I watched my peers, family members, students and campers (when I worked in leadership roles) struggle with homesickness like an incessant cold. Though I sympathized, I couldn’t empathize. I never felt it. Not really. Maybe as an infant, I did, but I don’t remember those days. It wasn’t that I didn’t miss people/places/things, but it didn’t consume me.
And everything about that seemed perfectly fine to me. Until about a month ago, at 23, I was sitting on the shower floor of a motel bathroom, letting the water gobble up tears from which I could not pinpoint the source. I realized the dread I felt was because I missed my boyfriend, apartment, and routine. I missed home.
I wasn’t some anomaly who never felt sad or scared when change came, but instead, I had learned not to feel sad or scared because change always came.
I crawled into the foreign bed, numbly flipped through the 10 channels available after a short and sweet goodnight face time, and realized I was capable of feeling homesick. That I wasn’t some anomaly who never felt sad or scared when change came, but instead, I had learned not to feel sad or scared because change always came.
When you grow up packing a bag every other weekend, saying goodbye to favourite toys, never fully settling into a routine because there are two. When you can’t get attached to Christmas gifts, recreational sports, or being a part of a team. When those childhood attachments are threads consistently snipped, all you can do to exercise any form of control is grab hold of the scissors.
Do you know when you find a new activity/skill/hobby, become attached to doing it, and reference it as “X happy”? For example, a coworker who found the poll feature in our group chat started sending polls for everything. We called him “poll happy.”

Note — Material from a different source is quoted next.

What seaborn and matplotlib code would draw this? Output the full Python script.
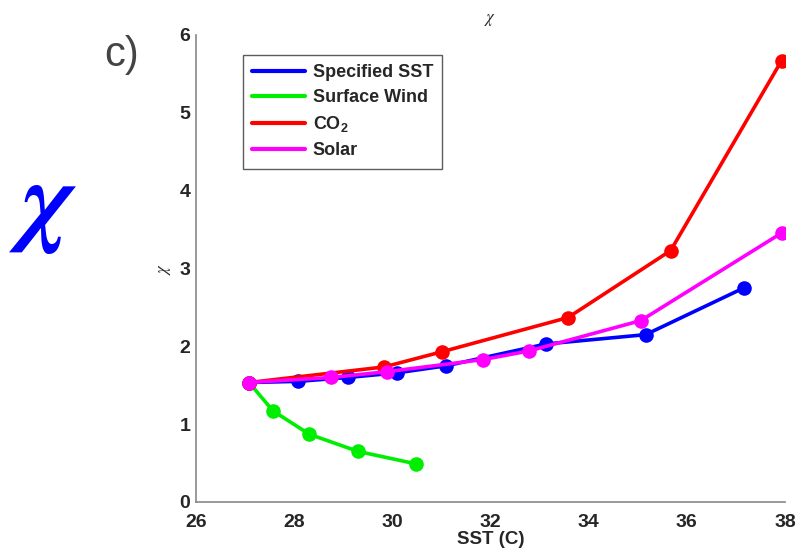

Well, I was scissor happy. No goodbye or loss ever hurt that bad because I held control. I was the one cutting things off before they could ever really get to me. I labelled the behaviour as a genuine love of change. The constant change and loss I experienced as a kid were threads woven by someone else. My parent’s marriage and divorce were part of the fabric of their lives; I was sown in and so had to endure the ripple. I had to feel it when that fabric was ripped apart. I often, in my childhood and teenagehood, and early 20s (I feel like 24 is mid-20s?), have found it extremely difficult to settle. I sought things out that I knew would leave me, or I would leave them because that was familiar.
In that motel room a month ago, I had the scissors in one hand and the thread in the other, but this time, I wove the thread myself. My routines, my home, and my relationships were things I forged and built. There was nothing to take me away from those things, no change forced onto me. Even with my scissors at the ready, that security and knowingness became a new and consistent friend. Permanence that I hadn’t realized I had invited into my life had convinced me to drop the scissors.
I missed home because it was mine. I put it together like a collage and added all my favourite bits. I made something beautiful, and I let myself feel safe there. I finally found something that didn’t have to change if I didn’t want it to. It wasn’t just about the place; I mean, I’m renting, this isn’t the be-all-end-all, but the stability from this home could actually be carried through to the next place.
I turn 24 in 20 days. I am done with school. I work full time. I have established a routine. This week is when I would have typically gone back to classes. Another opportunity to get scissor happy and thrive on change. But, everything is the same. I still have to get up at 7 and get home at 6. I still have my word count goal for my book and my usual work deadlines. I still live in the same place; I don’t have to pack up and move.
Everything is the same. Yet, everything is different. Transitions are not wholly easy, and for that, I am grateful. And today, I left the scissors in the drawer.